Napolitano: "I think for a long time now we’ve been hiding behind reputation as opposed to what really matters, which is public support."

Gov. Jerry Brown will be announcing a draft budget for 2015 in January. What are you hoping to see?

The governor and I have spoken at length since the Regents’ meeting and the discussions have been not only about money, but really the value of the university and what goes into an education at the university. I think there is a bigger picture here…. What is the priority in California for public higher education?
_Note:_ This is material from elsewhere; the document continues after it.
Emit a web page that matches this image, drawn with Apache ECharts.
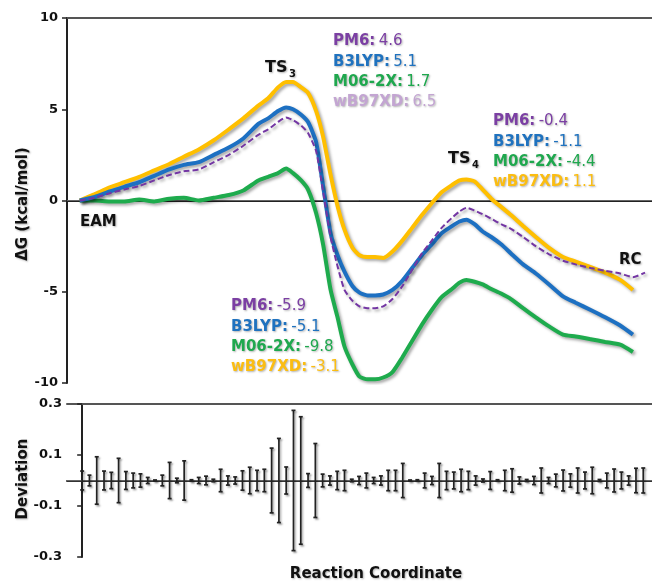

-she comments on on SCA 1 proposed legislation regarding changes to UC constitutional autonomy
-and she describes the tuition hikes that were voted on and now are policy-- as "contingency"
-and she discusses concerns about changes to the middle class plan for students and more
here at New America Media:
Napolitano: What is the Priority for Public Higher Education in CA?

A New York Times poll found that more Americans feel the American dream is unattainable. Do you see a connection to what is happening in higher education?

The economic recovery has not been experienced equally. Too many people feel stuck. They’re not moving up, and they don’t see their kids moving up. And that’s the American dream.

I think in California we have a separate dream: The California dream. We have the opportunity to be different than the rest of the nation. And I think we pivot that difference off the fact that we have these great universities, and great state schools and great community colleges. But they can’t be great in name only. It takes substance under that. I think for a long time now we’ve been hiding behind reputation as opposed to what really matters, which is public support.

Sac Bee Jerry Brown’s budget: Five things to watch

3. Brown v. Napolitano, Round 2

University of California President Janet Napolitano and the University of California’s governing board voted last month to raise tuition if Brown and lawmakers don't give the university system more money.

The threat was a budget play, and Brown’s response is expected to come in his spending plan.

In previous budget documents, Brown conditioned modest annual funding increases for the UC on the system holding tuition flat. Through the two sides never made a formal pact preventing a tuition increase, Brown officials have accused the UC of breaking a deal.

Brown could offer the UC more money, or threaten to reduce funding if the UC raises tuition. Or he could hold fast to his original plan for a modest funding increase, hoping the UC blinks.